Strategic Considerations and Alternatives

IPO flipping is not suitable for all investors. It is a high-risk, active trading strategy that contrasts sharply with a long-term, fundamentals-based investment approach.

  • The Long-Term Investor’s Perspective: An investor focused on long-term wealth building is better served by thoroughly analyzing a company’s fundamentals—its business model, market opportunity, financial health, and leadership team—after the IPO dust has settled. They may even wait for the lock-up expiration to pass, which can provide a better entry point once the initial volatility and insider selling pressure have subsided.
  • The Role of Flipping in a Portfolio: For those who choose to engage in it, flipping should be considered a highly speculative venture. It should only involve capital that an investor can afford to lose entirely. It is not a substitute for a diversified, long-term portfolio but rather a tactical, satellite activity for those with the risk tolerance, access, and discipline to execute it.
  • Market Conditions are Paramount: The success of flipping is heavily dependent on the broader market environment. In a raging bull market, investor appetite for new issues is high, and IPO pops are more frequent and pronounced. In a bear market or a period of risk aversion, IPOs can be scarce and often perform poorly, making flipping a much more dangerous endeavor.

Analyzing a Company’s Flippability

Not every IPO is a good candidate for flipping. Conducting pre-IPO due diligence is crucial. Key factors that can influence the potential for a successful flip include:

  • The Underwriter’s Prestige: IPOs managed by top-tier investment banks like Goldman Sachs or Morgan Stanley often generate more investor confidence and demand.
  • Media Hype and Brand Recognition: Companies with a well-known consumer brand or a disruptive technology tend to attract more retail investor attention, fueling first-day trading volume and volatility.
  • Industry Sector: IPOs in “hot” sectors like technology, biotechnology, or renewable energy can experience more dramatic initial price movements compared to companies in slower-growth, traditional industries.
  • Financial Metrics: While flippers may not be focused on long-term fundamentals, the company’s revenue growth, path to profitability, and total addressable market are key drivers of institutional investor interest, which in turn drives the initial price surge.

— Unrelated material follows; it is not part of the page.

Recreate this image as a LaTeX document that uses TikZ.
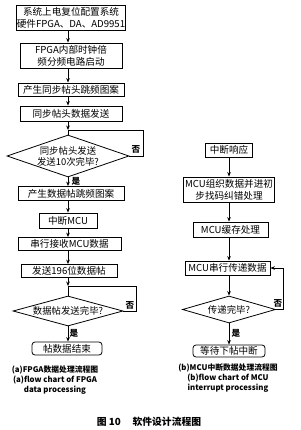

The practice of IPO flipping sits at the intersection of finance, psychology, and market timing. It offers a legitimate, though risky, avenue for realizing short-term profits from the exciting and often chaotic world of initial public offerings. A comprehensive understanding of its mechanisms, a clear-eyed assessment of its profound risks, and a disciplined execution strategy are the essential components for any market participant considering this high-stakes financial maneuver. The dichotomy between securing a swift gain and potentially forfeiting a life-changing return is the eternal tension that every IPO flipper must confront.